Normally the incident beam is made of ions with the same state of ionization (either protons or He2+) which makes things rather simple. The charge incident on a given area is simply the sum of all the charges of single ions. Divide the total charge to the charge of a single ion and you will have the number of ions incident on that area, hence the fluence. For instance, if your beam is made out of He2+ ions, than the charge of a single ion will be 3.2E-13 microC. This means that for a 1 microC crossing a 1 sqcm you will have a fluence of 312.5E6 particles per square meter.

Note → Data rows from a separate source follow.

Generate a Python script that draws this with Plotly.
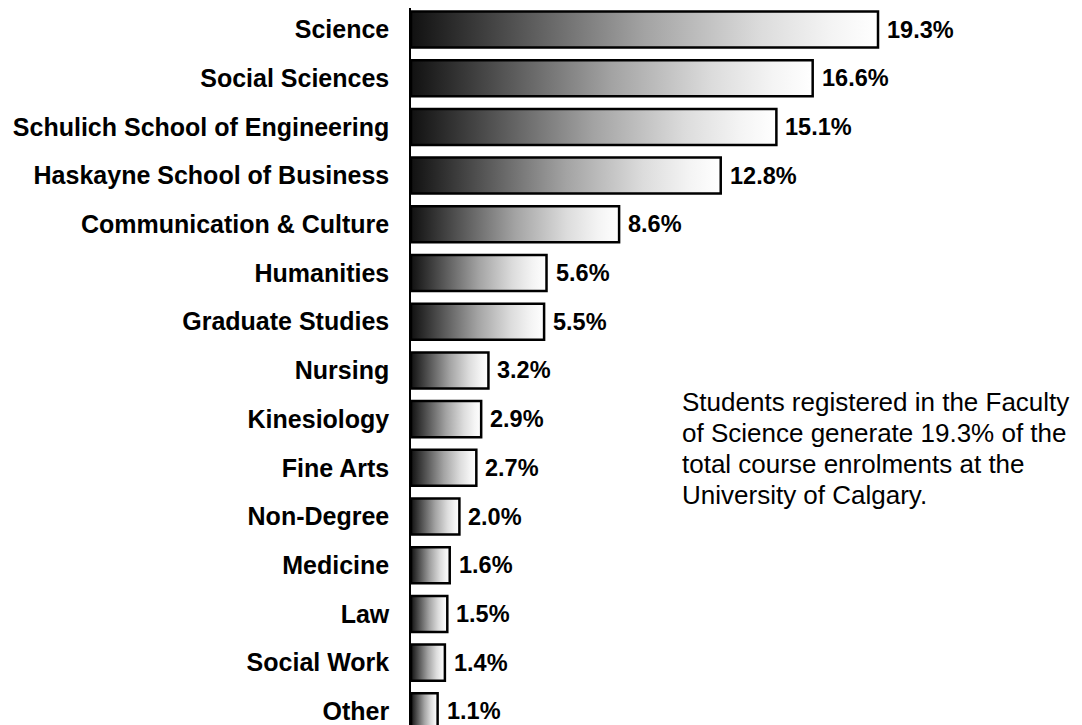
import plotly.graph_objects as go

categories = ["Science", "Social Sciences", "Schulich School of Engineering",
              "Haskayne School of Business", "Communication & Culture", "Humanities",
              "Graduate Studies", "Nursing", "Kinesiology", "Fine Arts", "Non-Degree",
              "Medicine", "Law", "Social Work", "Other"]
values = [19.3, 16.6, 15.1, 12.8, 8.6, 5.6, 5.5, 3.2, 2.9, 2.7, 2.0, 1.6, 1.5, 1.4, 1.1]
value_labels = [f"{v:.1f}%" for v in values]
note_lines = ["Students registered in the Faculty",
              "of Science generate 19.3% of the",
              "total course enrolments at the",
              "University of Calgary."]

FONT = "Liberation Sans, Arial, sans-serif"
half = 0.37
grad = [[0, "#111111"], [0.25, "#5a5a5a"], [0.5, "#a3a3a3"],
        [0.75, "#dcdcdc"], [0.9, "#f4f4f4"], [1, "#ffffff"]]

fig = go.Figure()
for i, v in enumerate(values):
    fig.add_trace(go.Scatter(
        x=[0, v, v, 0, 0],
        y=[i - half, i - half, i + half, i + half, i - half],
        mode="lines", fill="toself",
        fillgradient=dict(type="horizontal", colorscale=grad),
        line=dict(color="black", width=2.5),
        hoverinfo="skip", showlegend=False,
    ))
    fig.add_annotation(x=v, y=i, text=value_labels[i], showarrow=False,
                       xanchor="left", yanchor="middle", xshift=7,
                       font=dict(family=FONT, size=23.5, color="black", weight="bold"))

note_y0 = 7.64
note_step = 0.637
for k, line in enumerate(note_lines):
    fig.add_annotation(x=11.12, y=note_y0 + k * note_step, text=line, showarrow=False,
                       xanchor="left", yanchor="middle", align="left",
                       font=dict(family=FONT, size=26, color="black"))

fig.update_layout(
    width=1074, height=717,
    margin=dict(l=403, r=0, t=0, b=0),
    paper_bgcolor="white", plot_bgcolor="white",
    xaxis=dict(range=[0, 27.73], showgrid=False, zeroline=False, showticklabels=False,
               showline=False, ticks=""),
    yaxis=dict(range=[14.281, -0.4415], tickvals=list(range(len(categories))),
               ticktext=categories, showgrid=False, zeroline=False,
               showline=True, linecolor="black", linewidth=1.5, ticks="",
               ticklabelstandoff=15, ticklabeloverflow="allow",
               tickfont=dict(family=FONT, size=25, color="black", weight="bold")),
)

fig.write_html("out.html")
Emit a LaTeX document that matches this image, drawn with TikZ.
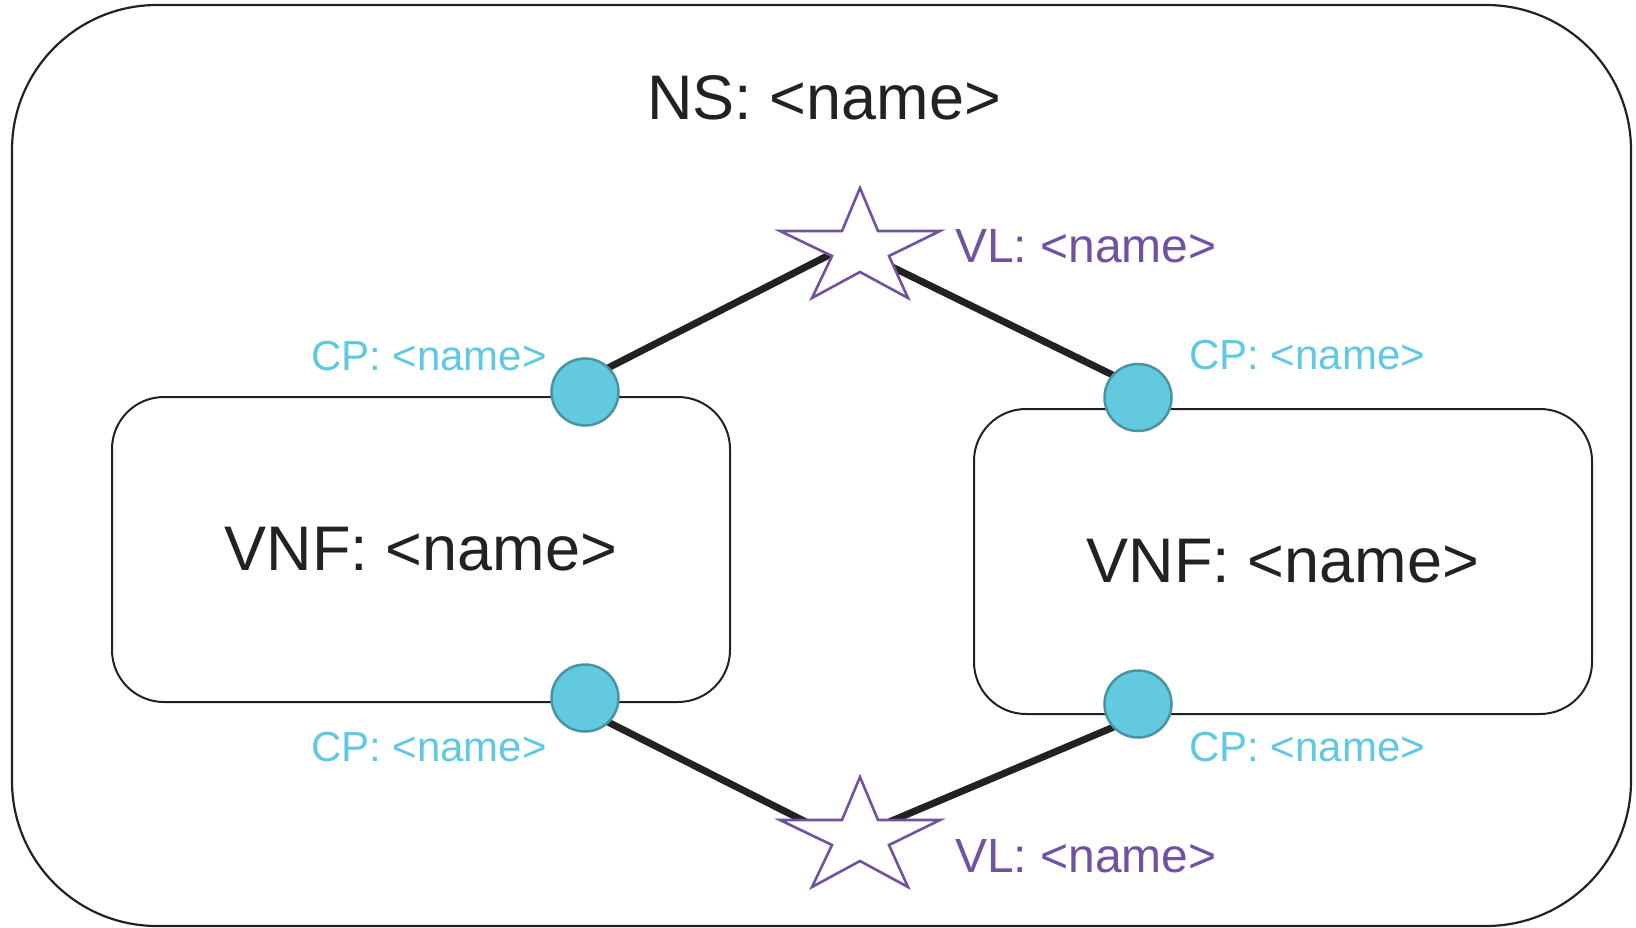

Of course, if you do not have a clean beam and you have ions with different states of ionisation, then you will need to know the ion charge distribution across the beam, but the principle remains.

Thanks guys (Radu and Dood) am greatful.

Hi Radu:  the last report of a dirty beam I can remember is Hemment et al,  "Effect of poor vacuum conditions on the analysis of thin films by RBS", Thin Solid Films, 28, 1975, L1-L4.  This is not usually a problem!

I get rather different numbers from you.  The charge on the electron is 1.60218e-19 Coulombs,  so 1 microC is 6.242e12 charges.  We only (usually) use He++ for energies>4MeV (since we have a 2MV tandem machine),  so with a He+ (or H+) beam 1microC is 6.242e12 particles.  If the beam is spread (rather incredibly) over 1 square meter this will give 6.242e8 particles/cm^2.  If the beam is He++ there will be half that number.

Curiously,  the only time one usually calculates actual fluence in RBS is when one is worried about beam damage (for which see arXiv:1303.3171 [cond-mat.mtrl-sci] for a very useful Handbook).  The RBS formula using fluence is in terms of collected charge Q:

A = Q.N.s.o

(see Eq.3 of the 2012 paper in Analytical Chemistry linked below) where the number of counts A (area) in a signal is given by the product of Q, the areal density N of atoms generating the counts,  the differential cross-section s ("sigma": this is in area per unit solid angle) and the solid angle of the detector o ("omega").  You see,  the fluence of the incident particles is not needed,  only the number.  But N is in number per unit area because the probability of scattering (s for sigma) is given by the scattering cross-sectioin,  which involves an area of course.

http://dx.doi.org/10.1021/ac300904c

You are right, I must have made some arithmetic mistake. It should have been e+12, not e+6. My logic was very similar to yours:

- the charge of the electron is 1.6e-19 C i.e. it has 1.6e-13 microC

- the He++ has two charges i.e. it has 3.2e-13 microC

- 1 microC will then have 3.12E12 He++ particles

- if the beam has a 1 sqcm area, then it means that the He++ fluence will be 3.12E12 per 1 sqcm or 3.12E16 particles per square meter.

Here was the mistake, I think, I transformed a E-4 in a E+4 at the denominator and instead of 3.12E16 I got 3.12E8. Thank you for drawing it to my attention.